_WORK REQUIRED_.
Where a line contains the word "this", copy that line in full.
==========
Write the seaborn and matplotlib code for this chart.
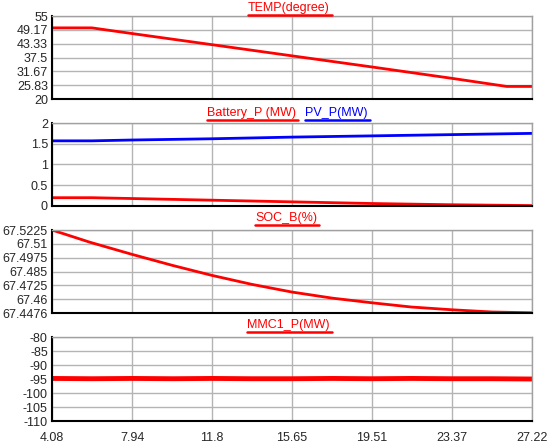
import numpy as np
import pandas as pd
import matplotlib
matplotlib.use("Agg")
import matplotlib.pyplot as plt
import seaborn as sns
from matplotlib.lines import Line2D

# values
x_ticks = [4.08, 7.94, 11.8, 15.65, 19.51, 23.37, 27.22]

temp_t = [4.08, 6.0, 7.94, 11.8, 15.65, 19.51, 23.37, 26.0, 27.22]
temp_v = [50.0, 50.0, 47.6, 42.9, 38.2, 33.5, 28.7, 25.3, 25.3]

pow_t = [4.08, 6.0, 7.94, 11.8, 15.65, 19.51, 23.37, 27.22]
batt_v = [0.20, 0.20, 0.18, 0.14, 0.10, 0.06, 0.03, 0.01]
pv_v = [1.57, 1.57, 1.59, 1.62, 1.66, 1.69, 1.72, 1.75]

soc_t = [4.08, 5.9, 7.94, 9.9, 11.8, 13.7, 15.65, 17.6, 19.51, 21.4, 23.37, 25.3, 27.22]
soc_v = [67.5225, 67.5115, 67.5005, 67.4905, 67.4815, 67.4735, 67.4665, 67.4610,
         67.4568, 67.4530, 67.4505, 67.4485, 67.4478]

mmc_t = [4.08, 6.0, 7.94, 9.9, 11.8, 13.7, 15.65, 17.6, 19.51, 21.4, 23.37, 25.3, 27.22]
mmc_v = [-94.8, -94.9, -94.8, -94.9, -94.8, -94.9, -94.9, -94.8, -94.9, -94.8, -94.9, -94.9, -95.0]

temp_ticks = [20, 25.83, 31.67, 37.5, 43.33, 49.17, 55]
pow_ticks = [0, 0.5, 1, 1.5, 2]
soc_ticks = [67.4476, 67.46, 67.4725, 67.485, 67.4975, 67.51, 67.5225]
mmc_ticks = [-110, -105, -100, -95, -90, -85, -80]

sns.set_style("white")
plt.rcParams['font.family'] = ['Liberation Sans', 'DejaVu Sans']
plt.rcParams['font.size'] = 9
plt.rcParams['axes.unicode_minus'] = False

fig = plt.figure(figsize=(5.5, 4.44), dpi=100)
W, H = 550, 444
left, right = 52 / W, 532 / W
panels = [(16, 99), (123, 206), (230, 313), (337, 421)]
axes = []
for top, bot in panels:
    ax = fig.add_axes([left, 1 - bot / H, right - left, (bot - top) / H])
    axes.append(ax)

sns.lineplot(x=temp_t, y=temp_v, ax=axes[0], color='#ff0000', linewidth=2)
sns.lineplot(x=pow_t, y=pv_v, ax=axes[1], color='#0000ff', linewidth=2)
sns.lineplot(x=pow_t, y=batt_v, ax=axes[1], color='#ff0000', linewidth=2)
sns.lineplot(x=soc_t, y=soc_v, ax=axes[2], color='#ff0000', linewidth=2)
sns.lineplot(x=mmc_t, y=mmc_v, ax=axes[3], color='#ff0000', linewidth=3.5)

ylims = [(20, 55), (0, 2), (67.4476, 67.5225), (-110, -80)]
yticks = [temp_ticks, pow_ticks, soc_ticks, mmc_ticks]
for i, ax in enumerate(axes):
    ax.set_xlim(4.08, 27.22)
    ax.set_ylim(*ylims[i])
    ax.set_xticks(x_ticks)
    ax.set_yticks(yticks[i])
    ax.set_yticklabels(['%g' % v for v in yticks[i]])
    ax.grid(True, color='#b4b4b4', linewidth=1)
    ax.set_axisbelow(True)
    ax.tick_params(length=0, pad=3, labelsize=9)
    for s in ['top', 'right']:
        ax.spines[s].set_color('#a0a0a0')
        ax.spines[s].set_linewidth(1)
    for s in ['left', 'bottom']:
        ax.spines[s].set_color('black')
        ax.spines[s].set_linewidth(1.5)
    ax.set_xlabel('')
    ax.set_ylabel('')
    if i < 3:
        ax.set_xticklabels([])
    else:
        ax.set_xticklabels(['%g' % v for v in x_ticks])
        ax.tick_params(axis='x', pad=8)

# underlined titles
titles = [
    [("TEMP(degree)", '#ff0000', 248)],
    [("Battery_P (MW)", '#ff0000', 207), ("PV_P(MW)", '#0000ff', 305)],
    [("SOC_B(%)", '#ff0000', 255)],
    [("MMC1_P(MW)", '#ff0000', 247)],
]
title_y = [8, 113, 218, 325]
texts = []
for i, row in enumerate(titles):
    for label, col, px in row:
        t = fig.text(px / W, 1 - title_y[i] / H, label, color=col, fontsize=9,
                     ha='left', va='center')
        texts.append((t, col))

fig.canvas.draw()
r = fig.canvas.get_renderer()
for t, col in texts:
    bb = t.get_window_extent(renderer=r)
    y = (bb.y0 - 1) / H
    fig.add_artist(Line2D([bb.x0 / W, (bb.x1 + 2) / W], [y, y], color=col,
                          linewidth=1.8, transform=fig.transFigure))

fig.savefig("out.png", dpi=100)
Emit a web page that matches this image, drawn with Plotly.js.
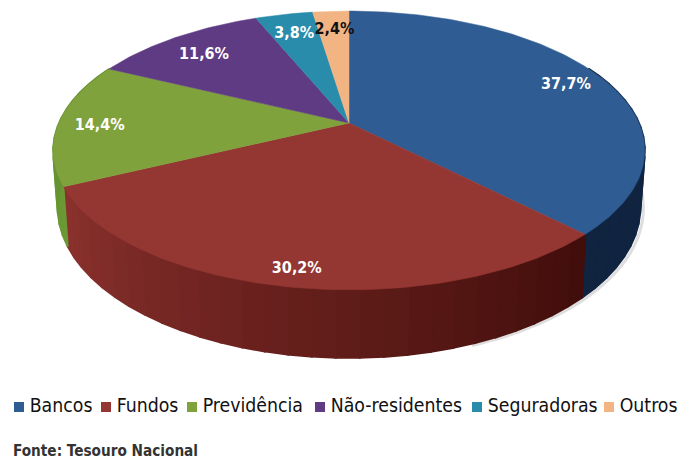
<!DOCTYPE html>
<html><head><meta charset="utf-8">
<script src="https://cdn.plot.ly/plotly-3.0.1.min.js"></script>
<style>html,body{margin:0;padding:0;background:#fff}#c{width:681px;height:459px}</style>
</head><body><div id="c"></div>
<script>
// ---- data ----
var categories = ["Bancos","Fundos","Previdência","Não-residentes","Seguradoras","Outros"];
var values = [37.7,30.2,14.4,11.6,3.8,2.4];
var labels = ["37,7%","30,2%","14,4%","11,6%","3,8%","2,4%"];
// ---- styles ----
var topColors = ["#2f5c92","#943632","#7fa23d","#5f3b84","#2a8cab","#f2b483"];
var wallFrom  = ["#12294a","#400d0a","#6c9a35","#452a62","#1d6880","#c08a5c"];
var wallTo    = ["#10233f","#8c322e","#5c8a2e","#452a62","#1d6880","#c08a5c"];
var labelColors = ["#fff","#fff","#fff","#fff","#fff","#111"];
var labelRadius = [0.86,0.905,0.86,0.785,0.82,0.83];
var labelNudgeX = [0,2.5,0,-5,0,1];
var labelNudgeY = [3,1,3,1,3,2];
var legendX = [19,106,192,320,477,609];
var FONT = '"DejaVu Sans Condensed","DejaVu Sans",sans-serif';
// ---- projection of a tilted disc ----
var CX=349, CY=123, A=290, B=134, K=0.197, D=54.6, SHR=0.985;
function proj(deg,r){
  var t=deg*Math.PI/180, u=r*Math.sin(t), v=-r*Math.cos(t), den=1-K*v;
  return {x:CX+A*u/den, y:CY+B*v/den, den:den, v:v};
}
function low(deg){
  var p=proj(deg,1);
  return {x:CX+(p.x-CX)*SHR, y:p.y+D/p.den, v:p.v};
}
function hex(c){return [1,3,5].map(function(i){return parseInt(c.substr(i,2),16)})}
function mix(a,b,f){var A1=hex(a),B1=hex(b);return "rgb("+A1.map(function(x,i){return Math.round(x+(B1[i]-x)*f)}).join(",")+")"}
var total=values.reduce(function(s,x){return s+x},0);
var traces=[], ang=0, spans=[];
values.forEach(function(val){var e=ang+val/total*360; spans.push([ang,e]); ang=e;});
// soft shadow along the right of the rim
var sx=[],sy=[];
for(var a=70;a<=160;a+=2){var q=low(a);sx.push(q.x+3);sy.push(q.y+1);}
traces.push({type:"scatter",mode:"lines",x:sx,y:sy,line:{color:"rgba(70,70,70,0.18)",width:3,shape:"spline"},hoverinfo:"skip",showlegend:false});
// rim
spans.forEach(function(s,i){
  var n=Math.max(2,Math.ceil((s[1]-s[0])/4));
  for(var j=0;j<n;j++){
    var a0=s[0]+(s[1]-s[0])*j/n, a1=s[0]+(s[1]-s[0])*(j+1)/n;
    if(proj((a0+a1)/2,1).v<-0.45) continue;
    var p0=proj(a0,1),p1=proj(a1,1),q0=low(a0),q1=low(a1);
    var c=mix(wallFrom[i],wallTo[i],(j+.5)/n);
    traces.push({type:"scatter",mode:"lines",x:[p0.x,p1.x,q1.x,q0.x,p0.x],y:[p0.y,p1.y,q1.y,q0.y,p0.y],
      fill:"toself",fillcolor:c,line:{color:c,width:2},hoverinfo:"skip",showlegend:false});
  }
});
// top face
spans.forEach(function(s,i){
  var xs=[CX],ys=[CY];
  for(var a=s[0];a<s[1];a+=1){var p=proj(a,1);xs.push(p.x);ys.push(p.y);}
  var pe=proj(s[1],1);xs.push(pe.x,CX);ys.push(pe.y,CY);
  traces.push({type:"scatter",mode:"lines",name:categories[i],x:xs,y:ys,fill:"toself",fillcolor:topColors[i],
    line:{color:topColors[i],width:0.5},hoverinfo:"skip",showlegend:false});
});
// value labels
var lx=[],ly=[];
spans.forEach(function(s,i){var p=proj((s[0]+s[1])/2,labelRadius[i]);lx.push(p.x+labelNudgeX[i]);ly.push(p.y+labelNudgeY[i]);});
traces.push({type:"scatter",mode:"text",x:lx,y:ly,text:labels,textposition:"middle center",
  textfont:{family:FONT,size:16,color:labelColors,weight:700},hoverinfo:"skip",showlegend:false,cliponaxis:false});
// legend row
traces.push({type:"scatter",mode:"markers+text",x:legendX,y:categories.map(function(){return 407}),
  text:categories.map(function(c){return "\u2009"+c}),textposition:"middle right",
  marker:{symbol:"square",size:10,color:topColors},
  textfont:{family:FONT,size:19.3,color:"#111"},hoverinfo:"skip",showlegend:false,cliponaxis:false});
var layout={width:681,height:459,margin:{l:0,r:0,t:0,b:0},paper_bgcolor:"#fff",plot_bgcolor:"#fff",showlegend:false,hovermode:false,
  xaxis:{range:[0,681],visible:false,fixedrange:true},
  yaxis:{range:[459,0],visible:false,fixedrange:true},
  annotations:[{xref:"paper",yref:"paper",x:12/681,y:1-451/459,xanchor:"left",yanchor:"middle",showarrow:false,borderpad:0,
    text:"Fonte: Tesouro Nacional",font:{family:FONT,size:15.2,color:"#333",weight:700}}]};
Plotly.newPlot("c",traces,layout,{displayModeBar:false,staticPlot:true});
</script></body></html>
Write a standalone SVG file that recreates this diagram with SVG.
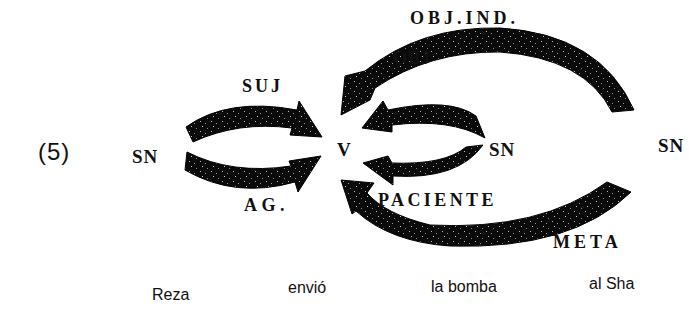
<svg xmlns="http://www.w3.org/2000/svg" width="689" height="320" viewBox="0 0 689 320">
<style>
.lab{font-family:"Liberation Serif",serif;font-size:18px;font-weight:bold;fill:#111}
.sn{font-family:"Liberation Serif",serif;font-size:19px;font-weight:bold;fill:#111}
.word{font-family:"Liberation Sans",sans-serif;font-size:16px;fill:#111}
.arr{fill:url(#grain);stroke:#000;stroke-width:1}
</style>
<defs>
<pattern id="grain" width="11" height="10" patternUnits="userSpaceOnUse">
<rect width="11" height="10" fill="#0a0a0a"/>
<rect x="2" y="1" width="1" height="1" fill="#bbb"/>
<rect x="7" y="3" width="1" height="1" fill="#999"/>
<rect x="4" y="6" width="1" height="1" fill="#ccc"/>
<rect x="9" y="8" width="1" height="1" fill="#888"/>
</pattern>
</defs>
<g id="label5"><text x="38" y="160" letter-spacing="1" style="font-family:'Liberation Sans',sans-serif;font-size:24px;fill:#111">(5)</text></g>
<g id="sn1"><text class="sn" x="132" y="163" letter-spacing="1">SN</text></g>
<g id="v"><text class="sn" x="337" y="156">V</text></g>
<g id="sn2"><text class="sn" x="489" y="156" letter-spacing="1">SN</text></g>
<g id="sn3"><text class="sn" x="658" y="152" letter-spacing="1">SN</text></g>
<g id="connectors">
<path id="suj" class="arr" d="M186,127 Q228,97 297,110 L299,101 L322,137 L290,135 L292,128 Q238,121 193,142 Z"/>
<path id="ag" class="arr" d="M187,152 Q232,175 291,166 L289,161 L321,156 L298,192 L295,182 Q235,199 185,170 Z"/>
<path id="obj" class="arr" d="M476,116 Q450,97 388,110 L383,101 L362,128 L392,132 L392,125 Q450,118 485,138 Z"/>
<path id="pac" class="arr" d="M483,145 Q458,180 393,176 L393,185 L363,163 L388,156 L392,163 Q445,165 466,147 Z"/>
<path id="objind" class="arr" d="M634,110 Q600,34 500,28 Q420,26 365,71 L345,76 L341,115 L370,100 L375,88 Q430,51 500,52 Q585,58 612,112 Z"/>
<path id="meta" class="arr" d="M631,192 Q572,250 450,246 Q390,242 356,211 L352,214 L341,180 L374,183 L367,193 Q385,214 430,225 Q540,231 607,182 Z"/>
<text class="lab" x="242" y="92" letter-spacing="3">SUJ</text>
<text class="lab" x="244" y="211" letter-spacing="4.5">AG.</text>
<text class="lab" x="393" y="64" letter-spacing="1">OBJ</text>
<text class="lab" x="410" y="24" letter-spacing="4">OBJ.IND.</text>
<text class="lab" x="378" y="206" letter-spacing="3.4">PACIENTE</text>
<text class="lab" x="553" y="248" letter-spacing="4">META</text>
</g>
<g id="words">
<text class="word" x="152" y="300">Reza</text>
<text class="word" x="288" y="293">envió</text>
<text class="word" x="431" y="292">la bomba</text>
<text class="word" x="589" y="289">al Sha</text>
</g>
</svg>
==========
_TASK SOLUTION_.
Write the seaborn and matplotlib code for this chart.
Emit a web page that matches this image, drawn with Plotly.js.
Write a standalone SVG file that recreates this diagram with SVG.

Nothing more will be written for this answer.